Name p = "Chandler";

But the following would:

Name chandler("Chandler");
Name p = Name("Mr. " + chandler);

And also the following works as expected:

Name x("X");
Name y1(x);
Name y2 = y1;
Name px = y2 + " H.";
Name p("Mr. Chandler");
p += " Bing";

And so on.

In this case deriving from std::string isn't an attempts to extend std::string: I want exactly a string, but wrapped into another class just to let the compiler see it as a different type — because in this case it is. The fact that I can use the instances of Name almost like std::string is a convenience. I wouldn't add more code into the class just to cover few lacks: I would try to keep it as thin as possible — likely I would also remove the Name() ctor.

Moreover, I am also fine with the fact that an instance of Name can “become” a plain std::string (e.g. when you use a method of std::string which returns std::string&). I don't care if it is “degraded” into its base class as long as it already served its purpose.

Of course this will limit your freedom to use it mindlessly before the call to the method load is done, but you still have a lot of liberty. E.g. the following is fine.

Name p("Doris");
Surname s = p.append(" Surnamed");
// ...
o.load(s); // load by surname

But this is not:

Name p("Doris");
// ...
o.load(p.append("!"));

In fact append gives a std::string& and both

void load(const Name& name);

and

void load(const Surname& surname);

are candidated. Anyway the wrapper offers an almost-std::string experience which can be enough for my purposes.

(By the way, I'll drop this idea: let strings stay strings — even if typedefined for purely semantic clarity — and all the consequences come.)

## Overlord Java

This was about C++. Now, what if I have the same “need” in Java? In this case I can't resolve the same way because String it's final and it can't be inherited from:

    class Name extends String
{
public Name(String s) {
super(s);
}
}

This piece won't compile. Likely in Java there's no option but the “plain” wrapping, or another clever solution that can't come into my not-a-fan-of-Java mind. Even the plain wrapping could override Object's toString() to gain a little bit of convenience, but nothing if compared to what you've in C++.

Something like:

    final class Name
{
private String value;

public Name(String s) {
value = s;
}

@Override
public String toString() {
return value;
}
}

This code doesn't implement any of the interfaces implemented by String. So likely you will use toString() at the beginning of the implementation of load(), like we did in one of the C++ “solutions”.

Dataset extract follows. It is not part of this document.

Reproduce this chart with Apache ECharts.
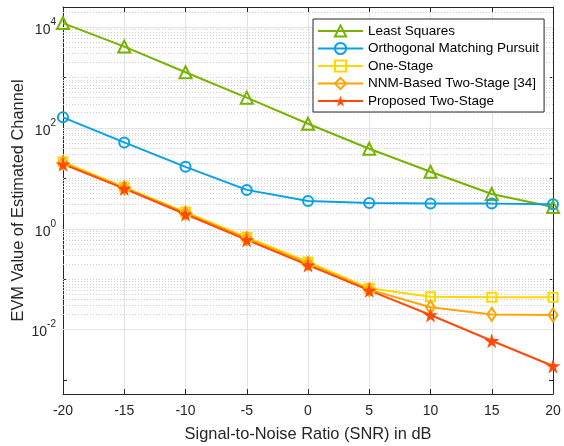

public void load(Name s) {
String name = s.toString();
// ...
}

This is another example where you wrap the String only when you want to “select” the right load method:

String the_name = "Jessica";
// ... do anything with the_name
o.load(new Name(the_name + " Rabbit"));

We must wrap the string at the end, just to call the proper load method. (This is ungly, just in case I haven't written so above.)

## Kneel in the Church of Haskell

At this point I would say that a language like Haskell offers a more interesting approach, though we can't try to compare C++ or Java or anything else OO with a purely functional language like Haskell.

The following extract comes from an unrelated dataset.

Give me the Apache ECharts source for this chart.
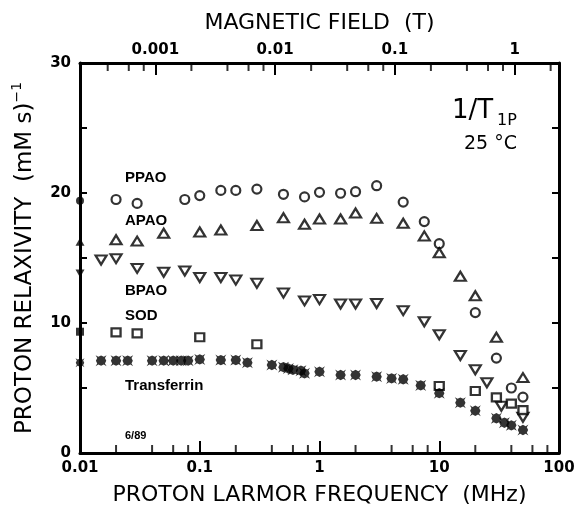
<!DOCTYPE html>
<html><head><meta charset="utf-8">
<script src="https://cdn.jsdelivr.net/npm/echarts@6/dist/echarts.min.js"></script>
<style>html,body{margin:0;padding:0;background:#fff}#c{width:574px;height:509px}</style>
</head><body><div id="c"></div>
<script>
// ---- data (frequency in MHz, relaxivity in (mM s)^-1) ----
const ppaoFreq = [0.02,0.03,0.075,0.1,0.15,0.2,0.3,0.5,0.75,1,1.5,2,3,5,7.5,10,20,30,40,50];
const ppaoR    = [19.5,19.2,19.5,19.8,20.2,20.2,20.3,19.9,19.7,20.05,19.98,20.1,20.56,19.3,17.8,16.1,10.8,7.3,5.0,4.3];
const apaoFreq = [0.02,0.03,0.05,0.1,0.15,0.3,0.5,0.75,1,1.5,2,3,5,7.5,10,15,20,30,50];
const apaoR    = [16.4,16.3,16.9,17.0,17.15,17.5,18.1,17.6,18.0,18.0,18.46,18.05,17.67,16.7,15.4,13.6,12.1,8.9,5.8];
const bpaoFreq = [0.015,0.02,0.03,0.05,0.075,0.1,0.15,0.2,0.3,0.5,0.75,1,1.5,2,3,5,7.5,10,15,20,25,33,50];
const bpaoR    = [14.85,14.95,14.2,13.9,14.0,13.5,13.5,13.3,13.05,12.3,11.7,11.8,11.46,11.46,11.5,10.95,10.1,9.1,7.5,6.4,5.4,3.6,2.75];
const sodFreq  = [0.02,0.03,0.1,0.3,10,20,30,40,50];
const sodR     = [9.28,9.2,8.9,8.36,5.15,4.77,4.28,3.8,3.3];
const trfFreq  = [0.015,0.02,0.025,0.04,0.05,0.06,0.07,0.08,0.1,0.15,0.2,0.25,0.4,0.5,0.55,0.6,0.7,0.75,1,1.5,2,3,4,5,7,10,15,20,30,35,40,50];
const trfR     = [7.1,7.1,7.1,7.1,7.1,7.1,7.1,7.1,7.2,7.15,7.15,6.95,6.77,6.6,6.5,6.4,6.33,6.13,6.25,6.0,6.0,5.87,5.74,5.67,5.2,4.6,3.87,3.25,2.67,2.33,2.13,1.77];
// filled points on the left axis (lowest field)
const axisFreq = 0.01;
const ppaoAxisR = 19.4, apaoAxisR = 16.25, bpaoAxisR = 13.8, sodAxisR = 9.33, trfAxisR = 6.95;
// axis ranges / ticks
const freqMin = 0.01, freqMax = 100;
const MHZ_PER_T = 42.58;
const relaxMin = 0, relaxMax = 30, relaxStep = 5, relaxLabelStep = 10;
const freqMinorTicks = [0.02,0.04,0.06,0.08,0.2,0.4,0.6,0.8,2,4,6,8,20,40,60,80];
const fieldMinorTicks = [0.0004,0.0006,0.0008,0.002,0.004,0.006,0.008,0.02,0.04,0.06,0.08,0.2,0.4,0.6,0.8,2];
const labels = ['PPAO','APAO','BPAO','SOD','Transferrin','6/89'];

const pts = (f, r) => f.map((x, i) => [x, r[i]]);
const decadeFmt = v => {
  const l = Math.log10(v);
  if (Math.abs(l - Math.round(l)) > 1e-6) return '';
  return String(Number(Math.pow(10, Math.round(l)).toPrecision(1)));
};
const openStyle = {color: '#fff', borderColor: '#000', borderWidth: 2.2};
const fillStyle = {color: '#000', borderColor: '#000', borderWidth: 0};
const star = 'path://M0,0L2.5,1.5L5,0.3L7.5,1.5L10,0L8.5,2.5L9.7,5L8.5,7.5L10,10L7.5,8.5L5,9.7L2.5,8.5L0,10L1.5,7.5L0.3,5L1.5,2.5Z';
const tickFont = {fontFamily: 'DejaVu Sans', fontSize: 15, fontWeight: 'bold', color: '#000'};
const nameFont = {fontFamily: 'DejaVu Sans', fontSize: 22, color: '#000'};
const lblFont = 'bold 15px "Liberation Sans"';

function sc(name, data, symbol, size, style, rot) {
  return {type: 'scatter', name, data, symbol, symbolSize: size, symbolRotate: rot || 0,
    itemStyle: style, clip: false, silent: true, z: 3};
}
const axisLineStyle = {show: true, onZero: false, lineStyle: {color: '#000', width: 3}};

const chart = echarts.init(document.getElementById('c'), null, {renderer: 'canvas'});
chart.setOption({
  backgroundColor: '#fff',
  animation: false,
  grid: {left: 80, right: 15, top: 63, bottom: 56, outerBoundsMode: 'none', containLabel: false},
  xAxis: [{
    type: 'log', logBase: 10, min: freqMin, max: freqMax, position: 'bottom',
    name: 'PROTON LARMOR FREQUENCY  (MHz)', nameLocation: 'middle', nameGap: 31,
    nameTextStyle: nameFont,
    axisLine: axisLineStyle,
    axisTick: {show: true, inside: true, length: 12, lineStyle: {color: '#000', width: 2}},
    axisLabel: Object.assign({margin: 8, formatter: decadeFmt, showMinLabel: true, showMaxLabel: true}, tickFont),
    splitLine: {show: false}, minorTick: {show: false}
  }, {
    type: 'log', logBase: 10, min: freqMin / MHZ_PER_T, max: freqMax / MHZ_PER_T, position: 'top',
    name: 'MAGNETIC FIELD  (T)', nameLocation: 'middle', nameGap: 29,
    nameTextStyle: nameFont,
    axisLine: axisLineStyle,
    axisTick: {show: true, inside: true, length: 12, lineStyle: {color: '#000', width: 2}},
    axisLabel: Object.assign({margin: 5, formatter: decadeFmt}, tickFont),
    splitLine: {show: false}
  }],
  yAxis: [{
    type: 'value', min: relaxMin, max: relaxMax, interval: relaxStep, position: 'left',
    name: '{t|PROTON RELAXIVITY  (mM s)}{s|−1}', nameLocation: 'middle', nameGap: 40,
    nameTextStyle: Object.assign({}, nameFont, {rich: {
      t: {fontFamily: 'DejaVu Sans', fontSize: 23, color: '#000', lineHeight: 30},
      s: {fontFamily: 'DejaVu Sans', fontSize: 14, color: '#000', verticalAlign: 'top', lineHeight: 30}
    }}),
    axisLine: axisLineStyle,
    axisTick: {show: true, inside: true, length: 7, lineStyle: {color: '#000', width: 2}},
    axisLabel: Object.assign({margin: 9, formatter: v => (v % relaxLabelStep === 0 ? String(v) : '')}, tickFont),
    splitLine: {show: false}
  }, {
    type: 'value', min: relaxMin, max: relaxMax, interval: relaxStep, position: 'right',
    axisLine: axisLineStyle,
    axisTick: {show: true, inside: true, length: 7, lineStyle: {color: '#000', width: 2}},
    axisLabel: {show: false}, splitLine: {show: false}
  }],
  series: [
    // minor ticks drawn through the axis scales
    {type: 'scatter', xAxisIndex: 0, yAxisIndex: 0, data: freqMinorTicks.map(t => [t, relaxMin]),
      symbol: 'rect', symbolSize: [2, 8], symbolOffset: [0, -4], itemStyle: {color: '#000'}, clip: false, silent: true, z: 1},
    {type: 'scatter', xAxisIndex: 1, yAxisIndex: 0, data: fieldMinorTicks.map(t => [t, relaxMax]),
      symbol: 'rect', symbolSize: [2, 8], symbolOffset: [0, 4], itemStyle: {color: '#000'}, clip: false, silent: true, z: 1},
    sc('PPAO', pts(ppaoFreq, ppaoR), 'circle', 9, openStyle),
    sc('APAO', pts(apaoFreq, apaoR), 'triangle', [11, 9], openStyle),
    sc('BPAO', pts(bpaoFreq, bpaoR), 'triangle', [11, 9], openStyle, 180),
    sc('SOD', pts(sodFreq, sodR), 'rect', [9, 8], openStyle),
    sc('Transferrin', pts(trfFreq, trfR), star, 11, fillStyle),
    sc('PPAO0', [[axisFreq, ppaoAxisR]], 'circle', 8, fillStyle),
    sc('APAO0', [[axisFreq, apaoAxisR]], 'triangle', [9, 8], fillStyle),
    sc('BPAO0', [[axisFreq, bpaoAxisR]], 'triangle', [9, 8], fillStyle, 180),
    sc('SOD0', [[axisFreq, sodAxisR]], 'rect', [8, 8], fillStyle),
    sc('TRF0', [[axisFreq, trfAxisR]], star, 9, fillStyle)
  ],
  graphic: [
    {type: 'text', x: 125, y: 178, style: {text: labels[0], font: lblFont, fill: '#000', verticalAlign: 'middle'}},
    {type: 'text', x: 125, y: 221, style: {text: labels[1], font: lblFont, fill: '#000', verticalAlign: 'middle'}},
    {type: 'text', x: 125, y: 291, style: {text: labels[2], font: lblFont, fill: '#000', verticalAlign: 'middle'}},
    {type: 'text', x: 125, y: 316, style: {text: labels[3], font: lblFont, fill: '#000', verticalAlign: 'middle'}},
    {type: 'text', x: 125, y: 386, style: {text: labels[4], font: lblFont, fill: '#000', verticalAlign: 'middle'}},
    {type: 'text', x: 125, y: 436, style: {text: labels[5], font: 'bold 11px "Liberation Sans"', fill: '#000', verticalAlign: 'middle'}},
    {type: 'text', x: 452, y: 111, style: {text: '1/T', font: '26px "DejaVu Sans"', fill: '#000', verticalAlign: 'middle'}},
    {type: 'text', x: 497, y: 121, style: {text: '1P', font: '16px "DejaVu Sans"', fill: '#000', verticalAlign: 'middle'}},
    {type: 'text', x: 464, y: 144, style: {text: '25 °C', font: '19px "DejaVu Sans"', fill: '#000', verticalAlign: 'middle'}}
  ]
});
</script></body></html>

Moreover one may say that this is the closest thing to the “wrap just to call the right function”, but it comes rather naturally in Haskell.

data PersonalData = Name String | Surname String deriving (Show)

-- this isn't an action, and this isn't general...
generalAction s = s

load (Name n) = generalAction $"Name " ++ n load (Surname n) = generalAction$ "Surname " ++ n

I think this is beautiful but there's a little problem: no states, no objects. What can the load function load, and where? Since load has side effects, we must exit the purity in the Haskell way, which means — according to me — that what is in this case only a syntactic advantage suddenly becomes a burden.

load (Name n) = ...

to

void load(const Name& n);

or to

void load_by_name(const std::string& n);

I don't know Scala, but few buzz facts like: supporting functional programming and strongly typed (with a strong static type system).

Maybe I can achieve what the beauty of overlord Java doesn't admit… If only I knew Scala. So far I've done something that resembles very much the Java wrapper solution.

Here it is:

import scala.language.implicitConversions

trait Wrapper[T] {
val value: T
}

implicit class Name(val value: String) extends Wrapper[String] {
implicit override def toString :String = value
}

implicit class Surname(val value: String) extends Wrapper[String] {
implicit override def toString :String = value
}

def act(n: Name) = println("Name " + n.toString)
def act(n: Surname) = println("Surname " + n.toString)

act(new Name("name"))
act(new Surname("surname"))

Not very thrilling. I'm sure we can have a better solution, but currently I don't know enough of the language to say if I'm right or wrong.

Reading here I think I'm misusing/misimplementing the implicit conversion feature.

No way. Ada won't implicitly convert anything, nor allow you to use a type as if it were another.

Incredibly — but it holds what I've said about Scala, even if I've explored Ada a little bit more — it seems like Ada behaves as C++ when using typedef.

-- ...
type Name is new String;
type Surname is new String;

procedure Load(S : in Name) is
begin
Put_Line("Special Name");

procedure Load(S : in Surname) is
begin
Put_Line("Special Surname");
-- ...

This won't compile: ambiguous expression. That is, from the point of view of the type system, both Loads are equal.

This is explained here:

A subtype of an indefinite subtype that does not add a constraint only introduces a new name for the original subtype (a kind of renaming under a different notion). …

Their example is:

subtype My_String is String;

My_String and String are interchangeable.

I suppose it must be the same if I use type, as in fact I did, otherwise I would expect a different error. (I will explore the differences between using type and subtype in this case in a far future.)